WHAT THE TASK ASKS = Extract the lines of the material below, beginning with the first and ending with the line that holds "from bokeh.resources import INLINE". Skip every picture.

DATASET SECTION =
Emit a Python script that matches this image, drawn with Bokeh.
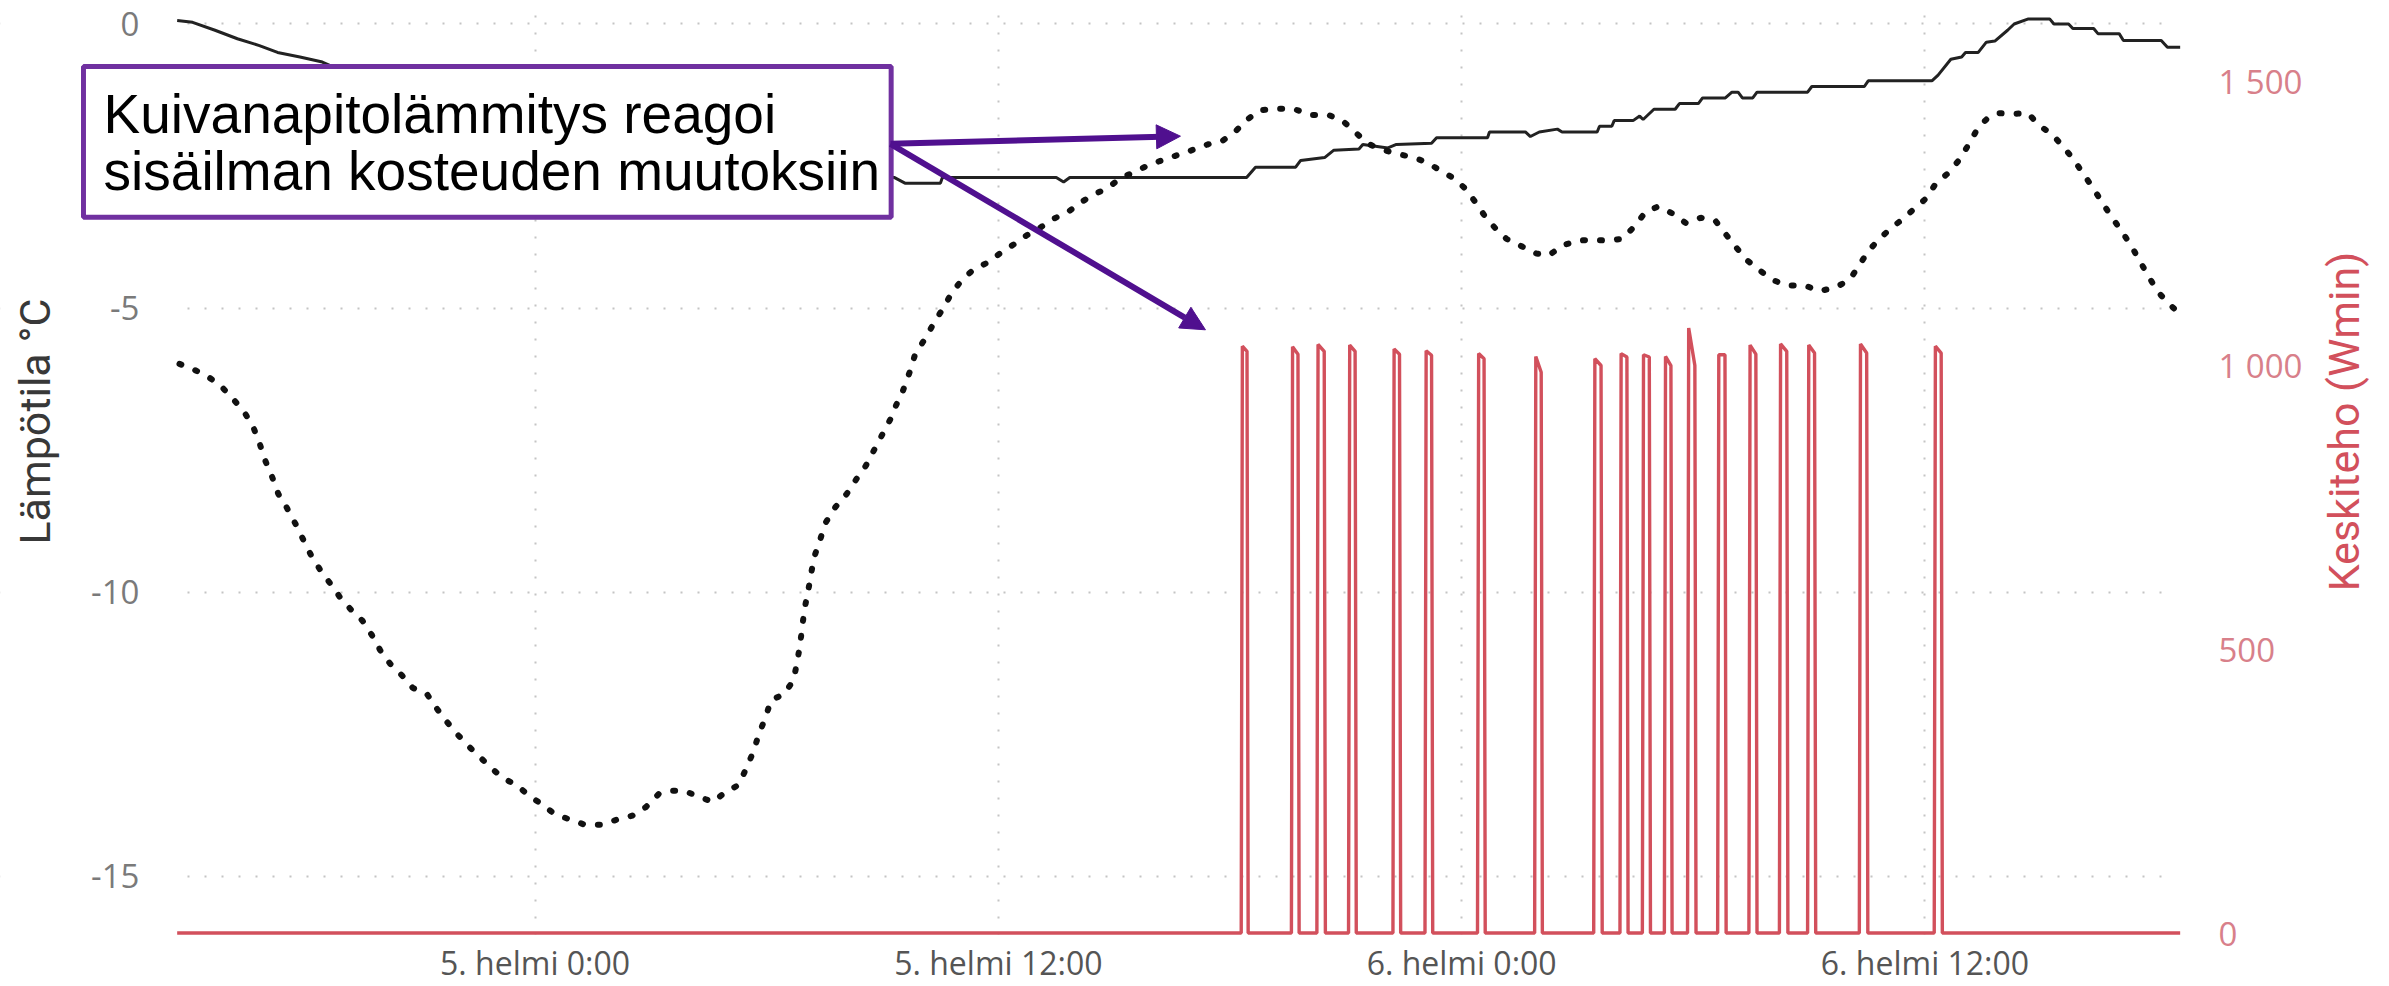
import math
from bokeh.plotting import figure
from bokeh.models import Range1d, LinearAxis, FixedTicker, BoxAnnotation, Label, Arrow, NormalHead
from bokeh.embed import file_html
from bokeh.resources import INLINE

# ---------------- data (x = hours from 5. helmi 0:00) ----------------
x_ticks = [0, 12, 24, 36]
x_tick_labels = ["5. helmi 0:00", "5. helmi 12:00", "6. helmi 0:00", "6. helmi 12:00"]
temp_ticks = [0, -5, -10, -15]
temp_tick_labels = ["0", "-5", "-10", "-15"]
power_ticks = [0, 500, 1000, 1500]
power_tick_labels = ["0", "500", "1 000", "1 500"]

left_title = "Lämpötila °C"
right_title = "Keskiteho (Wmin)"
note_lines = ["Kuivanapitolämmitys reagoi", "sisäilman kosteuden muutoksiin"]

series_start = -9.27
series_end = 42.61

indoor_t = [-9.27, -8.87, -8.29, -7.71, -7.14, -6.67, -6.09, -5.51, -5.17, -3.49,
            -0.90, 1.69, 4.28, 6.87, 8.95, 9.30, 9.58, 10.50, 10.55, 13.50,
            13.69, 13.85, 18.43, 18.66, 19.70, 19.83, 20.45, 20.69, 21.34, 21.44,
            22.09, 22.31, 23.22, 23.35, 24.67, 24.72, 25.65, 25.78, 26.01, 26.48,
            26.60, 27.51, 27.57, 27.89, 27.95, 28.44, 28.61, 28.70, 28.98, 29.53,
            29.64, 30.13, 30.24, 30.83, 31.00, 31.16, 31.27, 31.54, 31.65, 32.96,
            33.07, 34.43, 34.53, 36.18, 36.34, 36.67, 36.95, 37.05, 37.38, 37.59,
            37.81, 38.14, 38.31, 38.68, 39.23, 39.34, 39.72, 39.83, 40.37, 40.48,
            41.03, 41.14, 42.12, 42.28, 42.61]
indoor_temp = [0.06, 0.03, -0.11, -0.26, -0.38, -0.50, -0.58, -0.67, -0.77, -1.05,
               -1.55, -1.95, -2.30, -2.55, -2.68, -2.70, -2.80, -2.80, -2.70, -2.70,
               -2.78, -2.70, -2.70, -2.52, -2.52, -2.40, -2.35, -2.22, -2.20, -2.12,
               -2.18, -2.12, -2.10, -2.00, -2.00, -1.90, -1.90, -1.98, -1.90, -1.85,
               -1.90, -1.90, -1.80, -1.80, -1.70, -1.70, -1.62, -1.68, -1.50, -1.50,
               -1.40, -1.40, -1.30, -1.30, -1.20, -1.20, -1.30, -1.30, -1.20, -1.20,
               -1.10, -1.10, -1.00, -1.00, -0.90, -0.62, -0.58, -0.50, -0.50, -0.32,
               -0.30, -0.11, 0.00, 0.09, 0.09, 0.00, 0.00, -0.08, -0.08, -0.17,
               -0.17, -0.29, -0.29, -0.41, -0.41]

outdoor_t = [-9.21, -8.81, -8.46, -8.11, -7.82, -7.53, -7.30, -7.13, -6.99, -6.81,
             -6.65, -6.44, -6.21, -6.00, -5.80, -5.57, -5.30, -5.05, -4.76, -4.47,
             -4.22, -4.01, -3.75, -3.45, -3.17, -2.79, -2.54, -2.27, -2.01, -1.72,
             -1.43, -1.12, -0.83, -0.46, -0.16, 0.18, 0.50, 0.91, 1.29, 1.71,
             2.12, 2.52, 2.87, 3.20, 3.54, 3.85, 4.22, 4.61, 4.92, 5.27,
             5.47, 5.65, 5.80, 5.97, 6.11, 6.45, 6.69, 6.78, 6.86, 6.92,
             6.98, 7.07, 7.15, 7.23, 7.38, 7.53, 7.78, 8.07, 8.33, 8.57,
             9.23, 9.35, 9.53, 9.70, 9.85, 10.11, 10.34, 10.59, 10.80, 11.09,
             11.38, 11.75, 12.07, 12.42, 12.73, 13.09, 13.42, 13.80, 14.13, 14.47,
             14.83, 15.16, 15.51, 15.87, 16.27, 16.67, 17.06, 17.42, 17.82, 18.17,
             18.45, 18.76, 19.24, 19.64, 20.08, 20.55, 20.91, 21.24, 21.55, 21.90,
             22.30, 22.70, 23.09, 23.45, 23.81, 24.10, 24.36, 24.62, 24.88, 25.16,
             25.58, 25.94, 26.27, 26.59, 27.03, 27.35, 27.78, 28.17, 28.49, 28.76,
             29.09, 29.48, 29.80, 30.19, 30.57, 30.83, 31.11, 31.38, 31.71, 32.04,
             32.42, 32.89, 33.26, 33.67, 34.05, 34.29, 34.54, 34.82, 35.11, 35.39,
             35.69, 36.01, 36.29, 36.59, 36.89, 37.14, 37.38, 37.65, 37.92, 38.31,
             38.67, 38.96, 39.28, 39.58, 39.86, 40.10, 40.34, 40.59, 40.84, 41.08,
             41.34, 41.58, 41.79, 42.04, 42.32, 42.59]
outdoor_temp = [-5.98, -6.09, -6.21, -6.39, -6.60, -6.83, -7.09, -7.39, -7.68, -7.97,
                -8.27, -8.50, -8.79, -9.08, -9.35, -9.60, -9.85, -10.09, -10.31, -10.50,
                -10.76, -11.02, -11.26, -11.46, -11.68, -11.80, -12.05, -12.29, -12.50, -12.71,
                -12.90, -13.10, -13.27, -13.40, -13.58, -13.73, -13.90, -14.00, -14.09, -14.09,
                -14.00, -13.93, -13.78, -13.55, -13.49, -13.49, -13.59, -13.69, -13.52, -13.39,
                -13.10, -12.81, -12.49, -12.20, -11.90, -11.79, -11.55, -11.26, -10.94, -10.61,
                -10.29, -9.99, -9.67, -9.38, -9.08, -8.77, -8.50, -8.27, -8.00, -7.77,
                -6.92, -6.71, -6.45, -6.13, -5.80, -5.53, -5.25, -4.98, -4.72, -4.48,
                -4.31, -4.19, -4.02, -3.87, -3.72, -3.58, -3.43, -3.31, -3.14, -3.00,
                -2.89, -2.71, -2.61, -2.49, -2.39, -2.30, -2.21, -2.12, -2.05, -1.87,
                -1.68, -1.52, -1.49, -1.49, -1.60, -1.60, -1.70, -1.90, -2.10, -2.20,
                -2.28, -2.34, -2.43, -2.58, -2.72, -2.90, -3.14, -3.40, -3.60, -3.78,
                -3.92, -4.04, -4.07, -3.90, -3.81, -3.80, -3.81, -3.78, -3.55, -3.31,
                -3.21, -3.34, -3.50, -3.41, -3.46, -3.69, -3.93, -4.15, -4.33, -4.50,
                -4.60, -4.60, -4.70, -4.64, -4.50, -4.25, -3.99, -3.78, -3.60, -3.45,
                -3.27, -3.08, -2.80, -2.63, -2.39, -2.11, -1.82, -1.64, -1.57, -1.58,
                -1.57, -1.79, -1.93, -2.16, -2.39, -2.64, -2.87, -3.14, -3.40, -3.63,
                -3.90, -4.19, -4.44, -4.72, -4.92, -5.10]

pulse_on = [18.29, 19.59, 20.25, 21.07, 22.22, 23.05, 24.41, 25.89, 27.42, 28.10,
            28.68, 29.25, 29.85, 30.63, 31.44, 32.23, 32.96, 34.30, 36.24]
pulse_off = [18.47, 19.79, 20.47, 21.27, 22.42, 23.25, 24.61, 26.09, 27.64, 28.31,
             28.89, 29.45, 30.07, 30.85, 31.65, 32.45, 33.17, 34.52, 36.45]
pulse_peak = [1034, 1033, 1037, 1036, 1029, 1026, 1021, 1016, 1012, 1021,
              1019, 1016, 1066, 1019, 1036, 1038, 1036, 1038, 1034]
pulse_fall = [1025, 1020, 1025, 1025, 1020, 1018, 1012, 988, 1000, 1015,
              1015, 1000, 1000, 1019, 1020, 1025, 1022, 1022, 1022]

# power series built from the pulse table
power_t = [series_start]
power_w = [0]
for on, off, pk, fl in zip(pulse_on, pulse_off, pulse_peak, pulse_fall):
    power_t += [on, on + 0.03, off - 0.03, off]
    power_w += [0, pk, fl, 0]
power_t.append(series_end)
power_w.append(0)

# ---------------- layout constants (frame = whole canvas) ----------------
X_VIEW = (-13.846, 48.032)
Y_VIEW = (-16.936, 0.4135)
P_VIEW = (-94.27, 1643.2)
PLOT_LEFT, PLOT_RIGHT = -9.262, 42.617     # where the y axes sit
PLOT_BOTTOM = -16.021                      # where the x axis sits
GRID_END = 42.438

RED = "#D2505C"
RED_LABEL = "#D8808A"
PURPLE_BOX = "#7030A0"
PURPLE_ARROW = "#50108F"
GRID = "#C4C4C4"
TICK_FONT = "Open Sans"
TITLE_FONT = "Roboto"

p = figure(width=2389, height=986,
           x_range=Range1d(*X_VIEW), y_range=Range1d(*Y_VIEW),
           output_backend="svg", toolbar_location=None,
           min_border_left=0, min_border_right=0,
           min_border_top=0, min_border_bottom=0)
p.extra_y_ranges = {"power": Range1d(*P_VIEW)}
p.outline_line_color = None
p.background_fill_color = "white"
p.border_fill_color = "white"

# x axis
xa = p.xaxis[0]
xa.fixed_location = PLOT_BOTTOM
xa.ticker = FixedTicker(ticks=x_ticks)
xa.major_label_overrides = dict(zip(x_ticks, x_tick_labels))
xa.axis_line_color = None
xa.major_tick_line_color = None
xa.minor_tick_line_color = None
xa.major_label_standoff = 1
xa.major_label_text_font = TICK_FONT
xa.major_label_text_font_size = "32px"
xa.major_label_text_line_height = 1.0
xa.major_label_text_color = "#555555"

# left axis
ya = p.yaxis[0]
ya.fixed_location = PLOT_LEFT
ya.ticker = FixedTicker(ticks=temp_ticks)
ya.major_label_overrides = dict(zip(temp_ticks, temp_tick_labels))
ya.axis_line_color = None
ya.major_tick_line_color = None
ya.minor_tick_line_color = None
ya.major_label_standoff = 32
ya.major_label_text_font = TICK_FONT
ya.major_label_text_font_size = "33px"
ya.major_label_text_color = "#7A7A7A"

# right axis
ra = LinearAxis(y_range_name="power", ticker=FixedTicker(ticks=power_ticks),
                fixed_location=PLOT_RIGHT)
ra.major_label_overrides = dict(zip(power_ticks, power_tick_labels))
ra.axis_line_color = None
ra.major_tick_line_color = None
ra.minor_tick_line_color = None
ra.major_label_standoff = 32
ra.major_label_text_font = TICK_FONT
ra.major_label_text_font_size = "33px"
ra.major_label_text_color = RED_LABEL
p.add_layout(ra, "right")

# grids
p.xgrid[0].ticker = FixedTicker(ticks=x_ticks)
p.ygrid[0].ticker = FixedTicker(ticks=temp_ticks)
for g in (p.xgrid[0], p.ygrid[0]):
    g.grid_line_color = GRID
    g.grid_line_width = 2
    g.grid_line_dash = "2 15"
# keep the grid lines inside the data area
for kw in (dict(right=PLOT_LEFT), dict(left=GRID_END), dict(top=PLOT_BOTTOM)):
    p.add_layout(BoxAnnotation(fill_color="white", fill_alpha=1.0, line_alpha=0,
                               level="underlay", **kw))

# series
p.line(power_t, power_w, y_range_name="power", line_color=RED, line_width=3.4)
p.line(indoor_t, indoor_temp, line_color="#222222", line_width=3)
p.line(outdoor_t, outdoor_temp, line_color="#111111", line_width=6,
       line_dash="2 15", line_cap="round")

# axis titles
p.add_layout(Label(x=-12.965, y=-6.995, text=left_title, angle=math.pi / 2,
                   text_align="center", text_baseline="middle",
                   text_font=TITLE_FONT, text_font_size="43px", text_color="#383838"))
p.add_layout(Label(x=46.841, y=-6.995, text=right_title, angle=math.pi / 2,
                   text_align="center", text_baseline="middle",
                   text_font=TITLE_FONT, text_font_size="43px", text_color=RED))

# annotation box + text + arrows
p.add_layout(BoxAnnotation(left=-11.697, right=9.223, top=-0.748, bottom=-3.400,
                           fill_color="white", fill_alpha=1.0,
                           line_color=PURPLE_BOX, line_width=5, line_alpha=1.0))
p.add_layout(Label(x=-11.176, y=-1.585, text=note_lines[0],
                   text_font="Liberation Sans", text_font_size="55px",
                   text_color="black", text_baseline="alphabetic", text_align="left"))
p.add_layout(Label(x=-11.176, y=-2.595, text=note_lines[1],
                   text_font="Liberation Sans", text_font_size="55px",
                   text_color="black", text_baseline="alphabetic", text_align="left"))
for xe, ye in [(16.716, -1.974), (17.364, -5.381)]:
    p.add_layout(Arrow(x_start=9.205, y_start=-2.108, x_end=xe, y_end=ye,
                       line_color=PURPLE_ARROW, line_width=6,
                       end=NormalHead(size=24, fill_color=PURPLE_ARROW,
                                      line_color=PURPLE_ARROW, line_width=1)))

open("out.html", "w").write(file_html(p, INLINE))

FULL RESPONSE =
Emit a Python script that matches this image, drawn with Bokeh.
import math
from bokeh.plotting import figure
from bokeh.models import Range1d, LinearAxis, FixedTicker, BoxAnnotation, Label, Arrow, NormalHead
from bokeh.embed import file_html
from bokeh.resources import INLINE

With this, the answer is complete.